Business

Insurance firms to face post Covid-19 risks, report warns

Thursday, August 13th, 2020 00:00 | By
Insurance firms to face post Covid-19 risks.

Steve Umidha @UmidhaSteve

A looming uncertainty in the magnitude of economic disruption brought by the coronavirus (Covid-19) pandemic will increase downside risks for many insurers in the months ahead, a new report by Lloyd’s and KPMG has warned.

Titled, Protecting Intangible Assets: Preparing for a New Reality, 2020, the report paints a worrying picture on how Covid-19 has increased companies’ exposure to new risks, many of which implicate the intangible assets held by businesses currently going through re-set modes.

The report released this week says insurance companies across the globe will struggle to offer indemnity covers to companies whose reputation and brand have suffered as a result of drastic measures they took such as unprecedented layoffs and salary cuts among others in order to remain afloat in the face of the pandemic.

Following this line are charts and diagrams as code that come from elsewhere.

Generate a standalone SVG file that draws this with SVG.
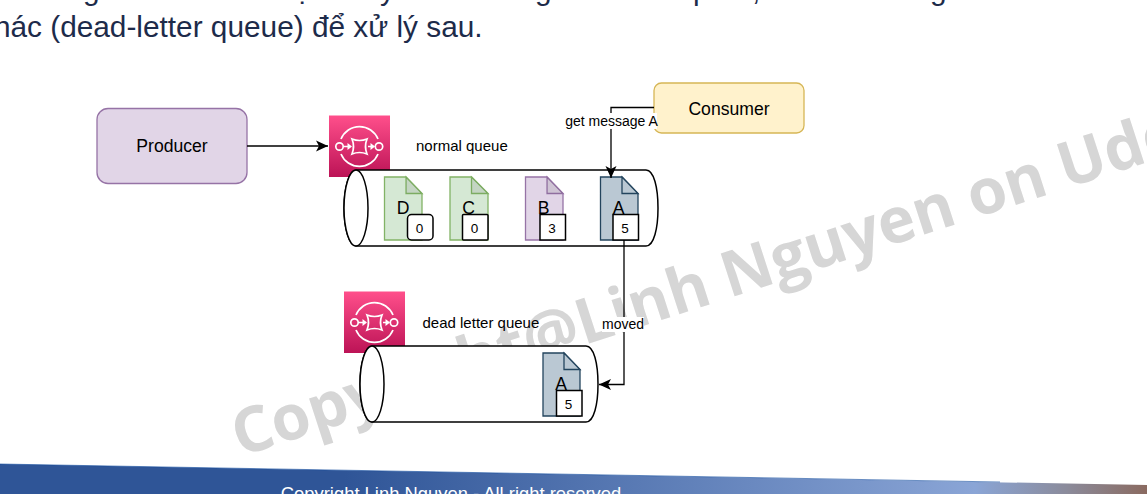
<svg xmlns="http://www.w3.org/2000/svg" width="1147" height="494" viewBox="0 0 1147 494">
<style>
.f{font-family:"Liberation Sans",Arial,sans-serif;fill:#000}
.n14{font-size:17.600px;text-anchor:middle}
.s{font-size:15px}
.m{font-size:13.500px;text-anchor:middle}
.lb{font-size:14px;text-anchor:middle}
.p{font-family:"Liberation Sans",Arial,sans-serif;font-size:29.800px;fill:#1d2b4a}
.wm{font-family:"Open Sans",sans-serif;font-weight:700;font-size:63px;letter-spacing:-.2px;fill:#d6d6d6}
.cyl{fill:#fff;stroke:#000;stroke-width:1.500}
.bdg{fill:#fff;stroke:#000;stroke-width:1.500}
.line{fill:none;stroke:#000;stroke-width:1.300}
.gr{fill:#d5e8d4;stroke:#82b366;stroke-width:1.300}
.pu{fill:#e1d5e7;stroke:#9673a6;stroke-width:1.300}
.bl{fill:#bac8d3;stroke:#23445d;stroke-width:1.300}
.fold{fill:#000;fill-opacity:.08}
.ic{fill:none;stroke:#fff;stroke-width:1.700}
</style>
<defs>
<linearGradient id="aws" x1="0" y1="1" x2="0" y2="0"><stop offset="0" stop-color="#bc1356"/><stop offset="1" stop-color="#ff4f8b"/></linearGradient>
<linearGradient id="foot" x1="0" y1="0" x2="1" y2="0"><stop offset="0" stop-color="#2f5597"/><stop offset=".3" stop-color="#2f5597"/><stop offset=".85" stop-color="#8aa5d6"/><stop offset=".93" stop-color="#8b8b9b"/><stop offset="1" stop-color="#8a6a60"/></linearGradient>
<marker id="arr" markerUnits="userSpaceOnUse" markerWidth="13" markerHeight="13" refX="12" refY="6" orient="auto"><path d="M0,0.500 L12,6 L0,11.500 L3,6 Z" fill="#000"/></marker>
<g id="sqs"><rect width="61" height="61.500" fill="url(#aws)"/><g class="ic"><path d="M12,23.500 A20,20 0 0 1 49,23.500"/><path d="M12,38.500 A20,20 0 0 0 49,38.500"/><circle cx="10.500" cy="31" r="3.700"/><circle cx="50" cy="31" r="3.700"/><path d="M14,31 H20 M39,31 H43"/><path d="M23,23.500 Q30.500,26.500 38,23.500 Q35,31 38,38.500 Q30.500,35.500 23,38.500 Q26,31 23,23.500 Z"/></g><path d="M18.500,27.500 L23,31 L18.500,34.500 Z M41.500,27.500 L46,31 L41.500,34.500 Z" fill="#fff"/></g>
</defs>

<g id="page-text">
<text class="p" x="-21" y="36.500">khác (dead-letter queue) để xử lý sau.</text>
<text class="p" x="83" y="0">g</text><text class="p" x="294" y="0">ạ</text><text class="p" x="380" y="0">y</text><text class="p" x="535" y="0">g</text><text class="p" x="693" y="0">p</text><text class="p" x="752" y="0">,</text><text class="p" x="930" y="0">g</text>
</g>
<text id="watermark" class="wm" transform="translate(240,457) rotate(-18)">Copyright@Linh Nguyen on Udemy</text>

<g id="footer">
<path d="M0,464 L1147,485 V494 H0 Z" fill="url(#foot)"/>
<path d="M0,464 L1000,482" fill="none" stroke="#0f4a9c" stroke-width="1" opacity=".6"/>
<text x="451" y="500" text-anchor="middle" font-family="'Liberation Sans',Arial,sans-serif" font-size="18.400" fill="#fff">Copyright Linh Nguyen - All right reserved</text>
</g>

<g id="producer"><rect x="97" y="108.500" width="150" height="75" rx="11" fill="#e1d5e7" stroke="#9673a6" stroke-width="1.300"/><text class="f n14" x="172" y="152">Producer</text></g>
<g id="consumer"><rect x="654" y="83" width="150" height="50" rx="7.500" fill="#fff2cc" stroke="#d6b656" stroke-width="1.300"/><text class="f n14" x="729" y="114.500">Consumer</text></g>
<g id="sqs-normal"><use href="#sqs" x="329" y="115.500"/></g>
<g id="sqs-dead"><use href="#sqs" x="344" y="291.500"/></g>

<g id="normal-queue">
<path class="cyl" d="M356,170 H646 C654,170 658,188 658,208 C658,228 654,246 646,246 H356 C349,246 344,228 344,208 C344,188 349,170 356,170 Z"/>
<ellipse class="cyl" cx="356" cy="208" rx="12" ry="38"/>
<text class="f s" x="416" y="150.500">normal queue</text>
</g>
<g id="dead-queue">
<path class="cyl" d="M372,346 H586 C594,346 598,364 598,384 C598,404 594,422 586,422 H372 C365,422 360,404 360,384 C360,364 365,346 372,346 Z"/>
<ellipse class="cyl" cx="372" cy="384" rx="12" ry="38"/>
<text class="f s" x="422.500" y="327.500">dead letter queue</text>
</g>

<g id="msg-d"><path class="gr" d="M384.500,177 H406 L422,193.500 V240 H384.500 Z"/><path class="gr" d="M406,177 L422,193.500 H406 Z"/><path class="fold" d="M406,177 L422,193.500 H406 Z"/><text class="f n14" x="403" y="214">D</text><rect class="bdg" x="407.500" y="214.500" width="25.500" height="25.500" rx="4"/><text class="f m" x="419.500" y="232.500">0</text></g>
<g id="msg-c"><path class="gr" d="M450,177 H471.500 L488,193.500 V240 H450 Z"/><path class="gr" d="M471.500,177 L488,193.500 H471.500 Z"/><path class="fold" d="M471.500,177 L488,193.500 H471.500 Z"/><text class="f n14" x="468.500" y="214">C</text><rect class="bdg" x="462.500" y="214.500" width="25.500" height="25.500" rx="1"/><text class="f m" x="474.500" y="232.500">0</text></g>
<g id="msg-b"><path class="pu" d="M525.500,177 H547 L563,193.500 V240 H525.500 Z"/><path class="pu" d="M547,177 L563,193.500 H547 Z"/><path class="fold" d="M547,177 L563,193.500 H547 Z"/><text class="f n14" x="543.500" y="214">B</text><rect class="bdg" x="540" y="214.500" width="25.500" height="25.500"/><text class="f m" x="552" y="232.500">3</text></g>
<g id="msg-a"><path class="bl" d="M600.500,177 H622 L638,193.500 V240 H600.500 Z"/><path class="bl" d="M622,177 L638,193.500 H622 Z"/><text class="f n14" x="618.500" y="214">A</text><rect class="bdg" x="613" y="214.500" width="25.500" height="25.500"/><text class="f m" x="625" y="232.500">5</text></g>
<g id="msg-a-dead"><path class="bl" d="M543,353 H564 L580,369.500 V416 H543 Z"/><path class="bl" d="M564,353 L580,369.500 H564 Z"/><text class="f n14" x="561" y="389.500">A</text><rect class="bdg" x="556.500" y="390.500" width="25.500" height="25.500"/><text class="f m" x="568.500" y="408.500">5</text></g>

<g id="connectors">
<path class="line" d="M247,146 H328" marker-end="url(#arr)"/>
<path class="line" d="M654,107.500 H611 V178" marker-end="url(#arr)"/>
<path class="line" d="M624,240 V384.500 H599" marker-end="url(#arr)"/>
<rect x="566" y="113" width="91" height="16" fill="#fff"/>
<text class="f lb" x="611.500" y="125.500">get message A</text>
<rect x="602" y="317" width="42" height="15" fill="#fff"/>
<text class="f lb" x="623" y="329">moved</text>
</g>
</svg>
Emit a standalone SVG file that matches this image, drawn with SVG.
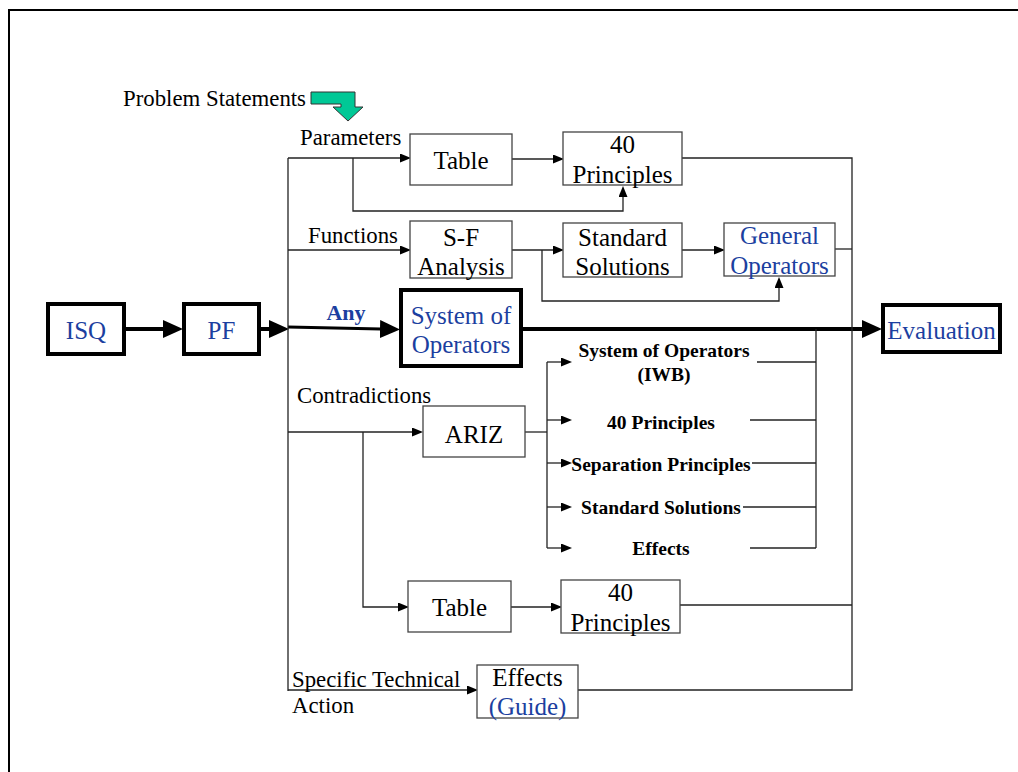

“They will have to rethink the optimal ways of using risk management practices to build internal resilience and become proficient at safeguarding their existing and new intangible assets,” it reads.

Intellectual property

An intangible asset is an asset that is not physical in nature and includes a company’s reputation, goodwill, brand recognition and intellectual property (IP) such as patents, trade marks and copyrights and is usually very hard to evaluate.

Reputation and brand, human capital, and IP appear to be the most valuable of asset types, although particularly in the case of human capital are sometimes difficult to quantify for most insurers.

Risk owners according to Sonja Rottiers, the chief executive of Lloyd’s Insurance Company, in businesses across all industries will have to be alive to these changes to make sure they have the right tools to keep enhancing their corporate value.

“With unprecedented scrutiny on firms’ behaviour, reputational issues are one of many posing a threat to firms’ resilience during the pandemic.

New ways of working are also presenting own unique challenges, amplifying the complexity of managing intellectual property and conduct risk amongst a remote workforce,” he says.

For businesses to stay resilient, operationally and financially, awareness of what intangible assets are and how they can be protected will be critical and will form a considerable part of their risk management strategy.

The economic damage from the Covid-19 outbreak has already been significant and has ruthlessly exposed the deep faultiness in the country’s insurance sector which predominantly lacks radical innovations and post pandemic interventions.

Indeed, investments, gross premium income and claims incurred from general insurance last year, recorded slowed growths of 2.2, 1.5 and 1.2 per cent, according to the National Economic Survey, and now players in the sector predict a rougher 2020 – fuelled by the pandemic shocks.

While the majority of local insurers do not cover pandemic risks, experts say “out of the box strategies” will be a key component if industry players are to avoid an expected upsurge in claims that are indirectly related to the pandemic.